**GIVEN EXERCISE:**
Only the lines from the start of the data to the line containing "import matplotlib.pyplot as plt", both included, should be output, exactly and without pictures.

**INFORMATION SHOWN:**
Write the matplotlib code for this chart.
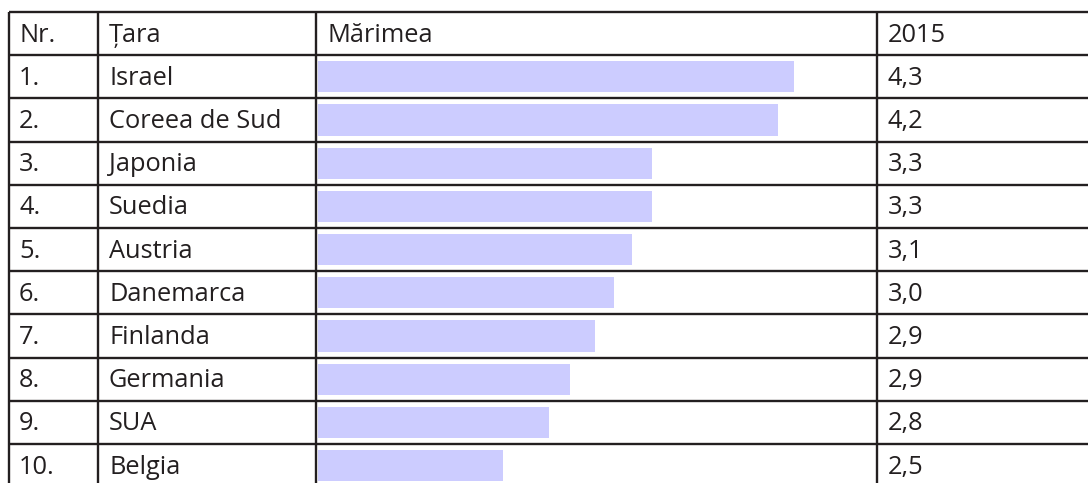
import matplotlib.pyplot as plt

# table contents
nr = ["1.", "2.", "3.", "4.", "5.", "6.", "7.", "8.", "9.", "10."]
tari = ["Israel", "Coreea de Sud", "Japonia", "Suedia", "Austria",
        "Danemarca", "Finlanda", "Germania", "SUA", "Belgia"]
valori_2015 = ["4,3", "4,2", "3,3", "3,3", "3,1", "3,0", "2,9", "2,9", "2,8", "2,5"]
# bar lengths as drawn in the source (pixels)
marime = [476, 460, 334, 334, 314, 296, 277, 252, 231, 185]
header = ["Nr.", "Țara", "Mărimea", "2015"]

W, H = 1088, 483
fig = plt.figure(figsize=(W / 100, H / 100), dpi=100)
ax = fig.add_axes([0, 0, 1, 1])
ax.set_xlim(0, W)
ax.set_ylim(H, 0)
ax.axis("off")

line_c = "#231f20"
bar_c = "#ccccff"
font = ["Open Sans", "DejaVu Sans"]
fs = 18.3

# --- layout ---
top, row_h = 12, 43.2
col_x = [9, 98, 316, 877, 1100]
text_x = [19, 109, 327, 888]
bar_left = 318
n_rows = len(tari) + 1

row_tops = [top + i * row_h for i in range(n_rows + 1)]
centers = [t + row_h / 2 for t in row_tops[:n_rows]]

# bars
ax.barh(centers[1:], marime, left=bar_left, height=row_h - 12,
        color=bar_c, edgecolor="none", zorder=1)

# grid lines
ax.hlines(row_tops, col_x[0], col_x[-1], colors=line_c, lw=1.7, zorder=3)
ax.vlines(col_x[:-1], row_tops[0], row_tops[-1], colors=line_c, lw=1.7, zorder=3)

# header
for x, t in zip(text_x, header):
    ax.text(x, centers[0] + 1.5, t, ha="left", va="center", fontsize=fs,
            family=font, color=line_c)

# rows
for i in range(len(tari)):
    y = centers[i + 1] + 1.5
    ax.text(text_x[0], y, nr[i], ha="left", va="center", fontsize=fs,
            family=font, color=line_c)
    ax.text(text_x[1], y, tari[i], ha="left", va="center", fontsize=fs,
            family=font, color=line_c)
    ax.text(text_x[3], y, valori_2015[i], ha="left", va="center", fontsize=fs,
            family=font, color=line_c)

fig.savefig("out.png", dpi=100, facecolor="white")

**ANSWER TO THIS EXERCISE:**
Write the matplotlib code for this chart.
import matplotlib.pyplot as plt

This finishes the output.